_Aim_. Output the full listing below exactly as it reads, and skip anything that is a picture.

● ● ●

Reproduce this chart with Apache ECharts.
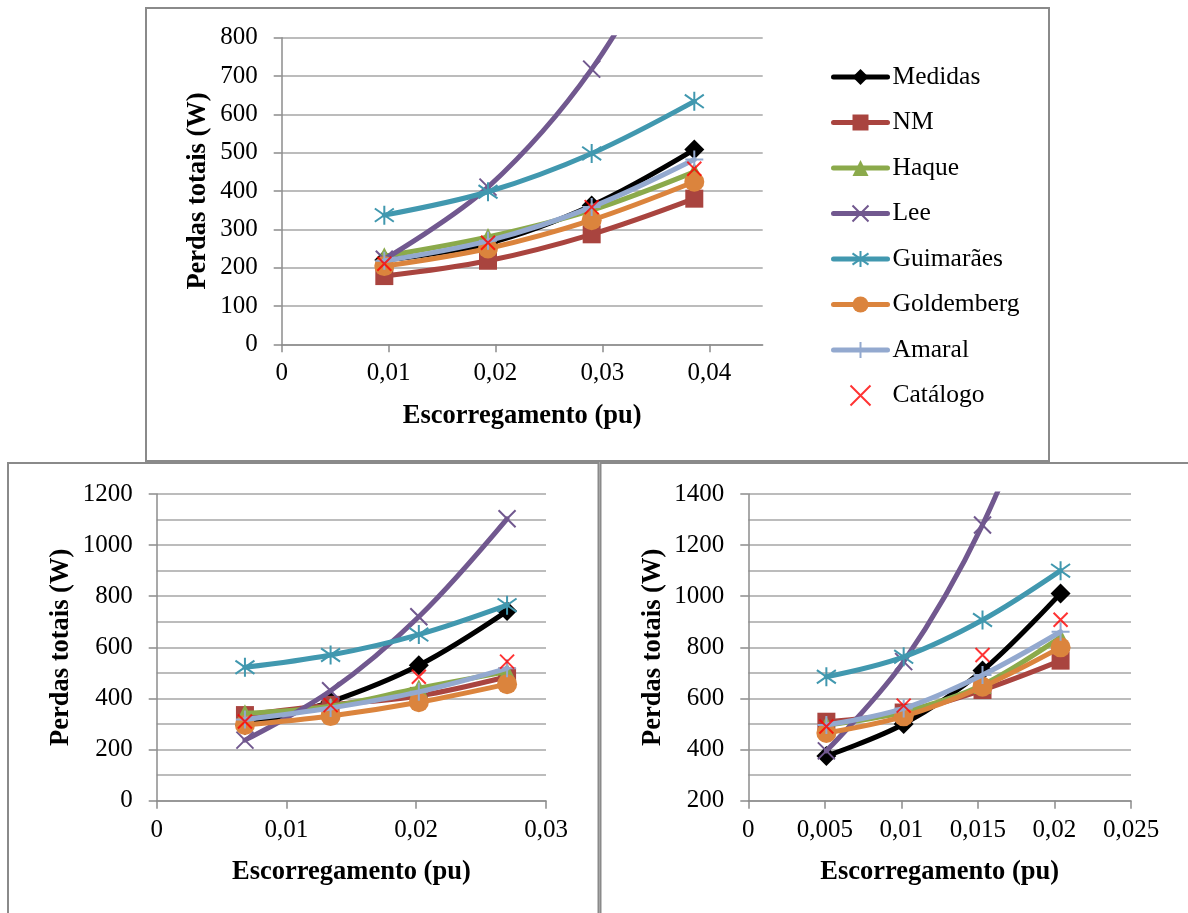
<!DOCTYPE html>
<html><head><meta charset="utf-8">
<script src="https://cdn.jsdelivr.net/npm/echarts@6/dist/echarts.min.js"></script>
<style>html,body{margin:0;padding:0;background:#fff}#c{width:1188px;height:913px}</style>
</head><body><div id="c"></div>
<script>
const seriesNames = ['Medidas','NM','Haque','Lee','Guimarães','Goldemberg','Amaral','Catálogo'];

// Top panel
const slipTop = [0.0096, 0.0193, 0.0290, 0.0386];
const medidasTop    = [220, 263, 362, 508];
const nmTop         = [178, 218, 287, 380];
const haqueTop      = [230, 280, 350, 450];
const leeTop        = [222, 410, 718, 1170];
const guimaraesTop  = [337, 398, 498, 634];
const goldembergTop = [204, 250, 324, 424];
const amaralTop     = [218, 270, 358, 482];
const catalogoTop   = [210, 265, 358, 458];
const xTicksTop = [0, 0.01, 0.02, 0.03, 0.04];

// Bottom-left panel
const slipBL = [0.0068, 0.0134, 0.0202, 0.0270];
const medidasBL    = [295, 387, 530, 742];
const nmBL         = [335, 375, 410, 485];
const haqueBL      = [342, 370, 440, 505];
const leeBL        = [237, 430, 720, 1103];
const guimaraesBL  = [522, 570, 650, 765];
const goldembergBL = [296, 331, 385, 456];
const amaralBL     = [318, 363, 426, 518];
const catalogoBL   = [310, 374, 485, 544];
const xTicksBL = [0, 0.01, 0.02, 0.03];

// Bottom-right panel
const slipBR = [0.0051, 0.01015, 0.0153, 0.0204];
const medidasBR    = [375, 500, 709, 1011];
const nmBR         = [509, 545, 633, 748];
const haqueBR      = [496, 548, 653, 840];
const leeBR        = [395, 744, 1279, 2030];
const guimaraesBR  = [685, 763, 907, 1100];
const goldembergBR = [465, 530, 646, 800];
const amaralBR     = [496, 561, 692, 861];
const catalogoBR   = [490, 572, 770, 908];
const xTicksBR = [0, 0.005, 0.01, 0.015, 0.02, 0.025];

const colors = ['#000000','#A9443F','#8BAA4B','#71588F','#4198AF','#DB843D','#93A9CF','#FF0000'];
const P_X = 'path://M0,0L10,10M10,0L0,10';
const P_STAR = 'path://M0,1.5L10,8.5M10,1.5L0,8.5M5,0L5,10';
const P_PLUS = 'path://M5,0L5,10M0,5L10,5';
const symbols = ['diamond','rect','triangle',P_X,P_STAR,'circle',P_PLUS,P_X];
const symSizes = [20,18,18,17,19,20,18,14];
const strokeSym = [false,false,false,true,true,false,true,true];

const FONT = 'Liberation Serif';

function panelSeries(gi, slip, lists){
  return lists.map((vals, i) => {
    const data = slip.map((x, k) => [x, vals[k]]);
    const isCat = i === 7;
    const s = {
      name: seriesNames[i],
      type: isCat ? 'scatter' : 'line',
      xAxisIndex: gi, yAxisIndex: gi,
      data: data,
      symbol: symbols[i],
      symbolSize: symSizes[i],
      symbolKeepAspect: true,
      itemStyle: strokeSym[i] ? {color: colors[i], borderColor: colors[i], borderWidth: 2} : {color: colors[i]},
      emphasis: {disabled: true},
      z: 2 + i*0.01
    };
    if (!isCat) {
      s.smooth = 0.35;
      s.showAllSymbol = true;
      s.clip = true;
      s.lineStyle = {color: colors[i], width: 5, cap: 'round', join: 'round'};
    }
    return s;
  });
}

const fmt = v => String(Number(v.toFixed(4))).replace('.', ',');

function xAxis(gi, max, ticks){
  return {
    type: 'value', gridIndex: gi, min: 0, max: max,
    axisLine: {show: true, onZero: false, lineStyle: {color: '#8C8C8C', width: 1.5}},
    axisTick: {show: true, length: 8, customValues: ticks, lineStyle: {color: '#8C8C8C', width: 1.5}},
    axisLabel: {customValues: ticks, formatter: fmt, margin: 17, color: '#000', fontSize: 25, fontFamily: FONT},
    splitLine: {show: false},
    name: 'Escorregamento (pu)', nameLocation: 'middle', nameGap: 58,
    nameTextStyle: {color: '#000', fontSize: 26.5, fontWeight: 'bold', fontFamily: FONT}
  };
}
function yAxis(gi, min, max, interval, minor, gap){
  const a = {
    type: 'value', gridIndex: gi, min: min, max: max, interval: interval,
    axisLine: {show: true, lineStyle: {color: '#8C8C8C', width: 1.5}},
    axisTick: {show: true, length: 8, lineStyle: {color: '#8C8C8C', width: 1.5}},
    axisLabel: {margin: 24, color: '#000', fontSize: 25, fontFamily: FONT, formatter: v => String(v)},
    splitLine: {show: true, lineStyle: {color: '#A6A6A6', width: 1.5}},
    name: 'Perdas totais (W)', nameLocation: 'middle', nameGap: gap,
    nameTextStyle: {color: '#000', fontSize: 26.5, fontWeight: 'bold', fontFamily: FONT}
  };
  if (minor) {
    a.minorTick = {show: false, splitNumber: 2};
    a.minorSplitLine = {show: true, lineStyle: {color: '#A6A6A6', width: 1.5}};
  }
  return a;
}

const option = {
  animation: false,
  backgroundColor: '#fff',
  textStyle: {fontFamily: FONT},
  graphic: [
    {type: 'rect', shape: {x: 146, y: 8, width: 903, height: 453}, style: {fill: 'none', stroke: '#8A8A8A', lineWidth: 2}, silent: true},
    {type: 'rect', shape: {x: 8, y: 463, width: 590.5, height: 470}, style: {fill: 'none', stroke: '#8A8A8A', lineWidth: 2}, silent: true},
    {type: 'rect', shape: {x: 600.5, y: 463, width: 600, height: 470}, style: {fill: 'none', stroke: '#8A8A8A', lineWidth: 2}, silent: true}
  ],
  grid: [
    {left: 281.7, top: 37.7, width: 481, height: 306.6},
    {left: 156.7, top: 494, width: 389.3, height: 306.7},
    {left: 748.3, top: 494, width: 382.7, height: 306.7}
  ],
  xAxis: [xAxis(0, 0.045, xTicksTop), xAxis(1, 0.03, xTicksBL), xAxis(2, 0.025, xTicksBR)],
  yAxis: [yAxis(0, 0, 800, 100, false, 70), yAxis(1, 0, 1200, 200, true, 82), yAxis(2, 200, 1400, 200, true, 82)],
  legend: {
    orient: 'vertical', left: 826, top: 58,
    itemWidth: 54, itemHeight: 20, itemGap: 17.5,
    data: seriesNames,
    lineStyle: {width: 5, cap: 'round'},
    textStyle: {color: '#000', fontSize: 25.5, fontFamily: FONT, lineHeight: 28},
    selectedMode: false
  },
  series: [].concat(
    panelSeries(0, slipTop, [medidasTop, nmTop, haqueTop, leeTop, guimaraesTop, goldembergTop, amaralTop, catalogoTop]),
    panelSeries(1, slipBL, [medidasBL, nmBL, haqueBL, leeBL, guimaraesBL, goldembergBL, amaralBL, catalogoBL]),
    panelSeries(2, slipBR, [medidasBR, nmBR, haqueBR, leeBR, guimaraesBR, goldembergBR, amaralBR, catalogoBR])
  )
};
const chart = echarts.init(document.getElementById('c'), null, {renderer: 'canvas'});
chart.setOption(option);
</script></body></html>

● ● ●

_The response_.
Reproduce this chart with Apache ECharts.
<!DOCTYPE html>
<html><head><meta charset="utf-8">
<script src="https://cdn.jsdelivr.net/npm/echarts@6/dist/echarts.min.js"></script>
<style>html,body{margin:0;padding:0;background:#fff}#c{width:1188px;height:913px}</style>
</head><body><div id="c"></div>
<script>
const seriesNames = ['Medidas','NM','Haque','Lee','Guimarães','Goldemberg','Amaral','Catálogo'];

// Top panel
const slipTop = [0.0096, 0.0193, 0.0290, 0.0386];
const medidasTop    = [220, 263, 362, 508];
const nmTop         = [178, 218, 287, 380];
const haqueTop      = [230, 280, 350, 450];
const leeTop        = [222, 410, 718, 1170];
const guimaraesTop  = [337, 398, 498, 634];
const goldembergTop = [204, 250, 324, 424];
const amaralTop     = [218, 270, 358, 482];
const catalogoTop   = [210, 265, 358, 458];
const xTicksTop = [0, 0.01, 0.02, 0.03, 0.04];

// Bottom-left panel
const slipBL = [0.0068, 0.0134, 0.0202, 0.0270];
const medidasBL    = [295, 387, 530, 742];
const nmBL         = [335, 375, 410, 485];
const haqueBL      = [342, 370, 440, 505];
const leeBL        = [237, 430, 720, 1103];
const guimaraesBL  = [522, 570, 650, 765];
const goldembergBL = [296, 331, 385, 456];
const amaralBL     = [318, 363, 426, 518];
const catalogoBL   = [310, 374, 485, 544];
const xTicksBL = [0, 0.01, 0.02, 0.03];

// Bottom-right panel
const slipBR = [0.0051, 0.01015, 0.0153, 0.0204];
const medidasBR    = [375, 500, 709, 1011];
const nmBR         = [509, 545, 633, 748];
const haqueBR      = [496, 548, 653, 840];
const leeBR        = [395, 744, 1279, 2030];
const guimaraesBR  = [685, 763, 907, 1100];
const goldembergBR = [465, 530, 646, 800];
const amaralBR     = [496, 561, 692, 861];
const catalogoBR   = [490, 572, 770, 908];
const xTicksBR = [0, 0.005, 0.01, 0.015, 0.02, 0.025];

const colors = ['#000000','#A9443F','#8BAA4B','#71588F','#4198AF','#DB843D','#93A9CF','#FF0000'];
const P_X = 'path://M0,0L10,10M10,0L0,10';
const P_STAR = 'path://M0,1.5L10,8.5M10,1.5L0,8.5M5,0L5,10';
const P_PLUS = 'path://M5,0L5,10M0,5L10,5';
const symbols = ['diamond','rect','triangle',P_X,P_STAR,'circle',P_PLUS,P_X];
const symSizes = [20,18,18,17,19,20,18,14];
const strokeSym = [false,false,false,true,true,false,true,true];

const FONT = 'Liberation Serif';

function panelSeries(gi, slip, lists){
  return lists.map((vals, i) => {
    const data = slip.map((x, k) => [x, vals[k]]);
    const isCat = i === 7;
    const s = {
      name: seriesNames[i],
      type: isCat ? 'scatter' : 'line',
      xAxisIndex: gi, yAxisIndex: gi,
      data: data,
      symbol: symbols[i],
      symbolSize: symSizes[i],
      symbolKeepAspect: true,
      itemStyle: strokeSym[i] ? {color: colors[i], borderColor: colors[i], borderWidth: 2} : {color: colors[i]},
      emphasis: {disabled: true},
      z: 2 + i*0.01
    };
    if (!isCat) {
      s.smooth = 0.35;
      s.showAllSymbol = true;
      s.clip = true;
      s.lineStyle = {color: colors[i], width: 5, cap: 'round', join: 'round'};
    }
    return s;
  });
}

const fmt = v => String(Number(v.toFixed(4))).replace('.', ',');

function xAxis(gi, max, ticks){
  return {
    type: 'value', gridIndex: gi, min: 0, max: max,
    axisLine: {show: true, onZero: false, lineStyle: {color: '#8C8C8C', width: 1.5}},
    axisTick: {show: true, length: 8, customValues: ticks, lineStyle: {color: '#8C8C8C', width: 1.5}},
    axisLabel: {customValues: ticks, formatter: fmt, margin: 17, color: '#000', fontSize: 25, fontFamily: FONT},
    splitLine: {show: false},
    name: 'Escorregamento (pu)', nameLocation: 'middle', nameGap: 58,
    nameTextStyle: {color: '#000', fontSize: 26.5, fontWeight: 'bold', fontFamily: FONT}
  };
}
function yAxis(gi, min, max, interval, minor, gap){
  const a = {
    type: 'value', gridIndex: gi, min: min, max: max, interval: interval,
    axisLine: {show: true, lineStyle: {color: '#8C8C8C', width: 1.5}},
    axisTick: {show: true, length: 8, lineStyle: {color: '#8C8C8C', width: 1.5}},
    axisLabel: {margin: 24, color: '#000', fontSize: 25, fontFamily: FONT, formatter: v => String(v)},
    splitLine: {show: true, lineStyle: {color: '#A6A6A6', width: 1.5}},
    name: 'Perdas totais (W)', nameLocation: 'middle', nameGap: gap,
    nameTextStyle: {color: '#000', fontSize: 26.5, fontWeight: 'bold', fontFamily: FONT}
  };
  if (minor) {
    a.minorTick = {show: false, splitNumber: 2};
    a.minorSplitLine = {show: true, lineStyle: {color: '#A6A6A6', width: 1.5}};
  }
  return a;
}

const option = {
  animation: false,
  backgroundColor: '#fff',
  textStyle: {fontFamily: FONT},
  graphic: [
    {type: 'rect', shape: {x: 146, y: 8, width: 903, height: 453}, style: {fill: 'none', stroke: '#8A8A8A', lineWidth: 2}, silent: true},
    {type: 'rect', shape: {x: 8, y: 463, width: 590.5, height: 470}, style: {fill: 'none', stroke: '#8A8A8A', lineWidth: 2}, silent: true},
    {type: 'rect', shape: {x: 600.5, y: 463, width: 600, height: 470}, style: {fill: 'none', stroke: '#8A8A8A', lineWidth: 2}, silent: true}
  ],
  grid: [
    {left: 281.7, top: 37.7, width: 481, height: 306.6},
    {left: 156.7, top: 494, width: 389.3, height: 306.7},
    {left: 748.3, top: 494, width: 382.7, height: 306.7}
  ],
  xAxis: [xAxis(0, 0.045, xTicksTop), xAxis(1, 0.03, xTicksBL), xAxis(2, 0.025, xTicksBR)],
  yAxis: [yAxis(0, 0, 800, 100, false, 70), yAxis(1, 0, 1200, 200, true, 82), yAxis(2, 200, 1400, 200, true, 82)],
  legend: {
    orient: 'vertical', left: 826, top: 58,
    itemWidth: 54, itemHeight: 20, itemGap: 17.5,
    data: seriesNames,
    lineStyle: {width: 5, cap: 'round'},
    textStyle: {color: '#000', fontSize: 25.5, fontFamily: FONT, lineHeight: 28},
    selectedMode: false
  },
  series: [].concat(
    panelSeries(0, slipTop, [medidasTop, nmTop, haqueTop, leeTop, guimaraesTop, goldembergTop, amaralTop, catalogoTop]),
    panelSeries(1, slipBL, [medidasBL, nmBL, haqueBL, leeBL, guimaraesBL, goldembergBL, amaralBL, catalogoBL]),
    panelSeries(2, slipBR, [medidasBR, nmBR, haqueBR, leeBR, guimaraesBR, goldembergBR, amaralBR, catalogoBR])
  )
};
const chart = echarts.init(document.getElementById('c'), null, {renderer: 'canvas'});
chart.setOption(option);
</script></body></html>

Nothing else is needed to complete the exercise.